Choice comes with costs
Awhile back I was chatting to a student. We had met say half a dozen times over a few years, and we gossiped widely. He was now returning back overseas, setting out on a surgical career after deciding that the UK postgraduate system wasn’t as good as he could get elsewhere. As we parted, he thanked me for the various conversations, muttering that it was good to hear how things had been in the past. I might have taken it as putdown — like when my children were younger and any conversation about ‘olden days’, meaning anything from the past thousand years was viewed as something I had firsthand experience of. The more interesting points are: not all change is good (here is an amateur geneticist speaking), and knowledge of how things once worked is not irrelevant to any future; and second, that often in medicine our thoughts about undergraduate medicine are deeply influenced by our own experience. The problem for me is that this experience was close to 35-40 years ago.

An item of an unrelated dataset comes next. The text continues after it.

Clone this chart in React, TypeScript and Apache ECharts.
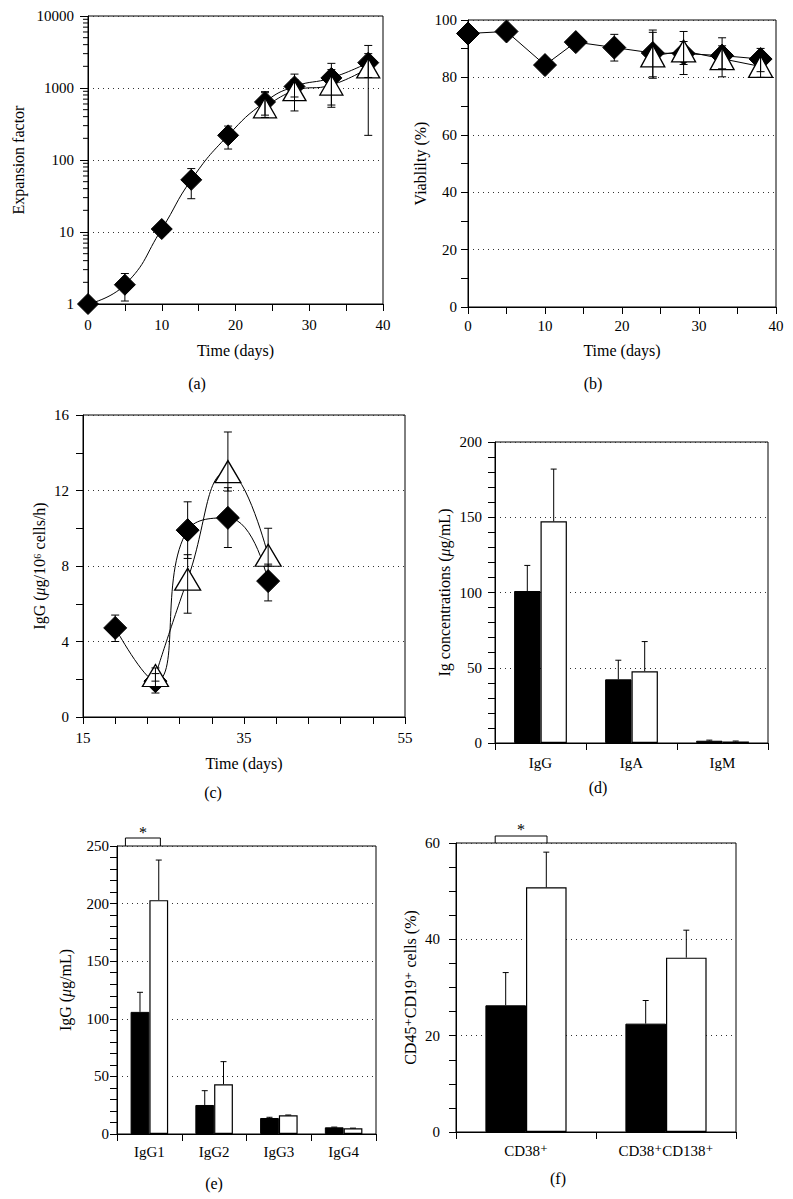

Listening to students is hard. I don’t mean passive listening, but when you try and interrogate students about how they see things, trying to momentarily forget how you see things. And of course, why they see things in a particular way. Listening this way is an act of imagination, which is why it is tough, but worth doing.
One conversation I filed away was about one facet of lectures (and I am not going to digress into the ‘what is the value of lectures’ as I think it is a misinformed trope). A group of students were saying how tedious they found many of them, but when I said ‘why go’ (because I ‘never’ did) they pointed out the main purpose of lectures was to provide information on what might come up in the exam. They pointed out some potent examples of where trivial information was presented in a lecture, and that same factoid came up in an exam (and some of the stories they recall are disturbing: what chromosome is this gene on, for example). So, this got me thinking about how students work out what it is they are expected to know. And my conclusions are that it is at least worth considering that things are worse than they were once for me.
First, we need to set aside learning outcomes. Conceptually they make lots of sense, but as implemented operationally in medicine they are often dreadful (I have written before on this topic, so will not repeat myself). They are a giant pretense of apparent order.
Why do I think things may be harder than they were for me? Well, if you decrease the frequency of lectures, and lectures — however bad and inefficient for this purpose — serve as the index of what has to be learned, you are left with a problem. Then think about books. I do not have empirical data, but it seems to me there are more and more books on any in undergraduate medicine, and if you compare different books the differences for a learner are not trivial. In any case, many books for dermatology that are said to be for students are aimed at multiple markets. It makes no sense to ‘learn the book’.
Then there is the web. So much there, so much good stuff, but lots of inaccuracy, and again not matching of content to learner’s stage. How do you treat recommendation about what is good, and the ‘search cost’ in finding that which is good, and the power of modern social media and communications to magnify and echo both what is good, and what is bad? You have to think about recommendation errors, errors in fact, and matching of content to your course. The latter point, matching to a course, is something we do not talk much about. You only have to visit two medical schools 50 miles apart and look at how curriculum time is allocated, to seriously question whether student’s can reasonably learn the same things. (Or perhaps consider the possibility that the real metacurriculum is the one the medical school publishes). Finally, the web is wonderfully anarchic, but format and approach to several different domains might benefit from some similarities in pedagogical approach — perhaps. And meaningful curation is not much in evidence.
And what about the teachers? Well, this is an easy one. There are more staff, more students, more compartments (as in specialties), and staff time is ever more fragmented. There may have never been much coherence to a medical school syllabus beyond thinking it was what you had yourself received 20-40 years earlier, but for many who teach medical students, the ‘course’ is an alien place situated somewhere between the GMC, the medical school, the NHS, and what interests — or bugs —the teacher. Education and scale are not easy bedfellows, even if all the people doing the teaching were professional educators.
In many things to do with teaching, to borrow some words from Larry Lessig (and Cass Sunstein), I am a libertarian paternalist. My take on this is that the oft quoted complaint about students — ‘they want us to tell them the exam questions!’— may reflect a genuine sense that students really know less about what they are supposed to know that I did all those years ago when the choices were not so legion.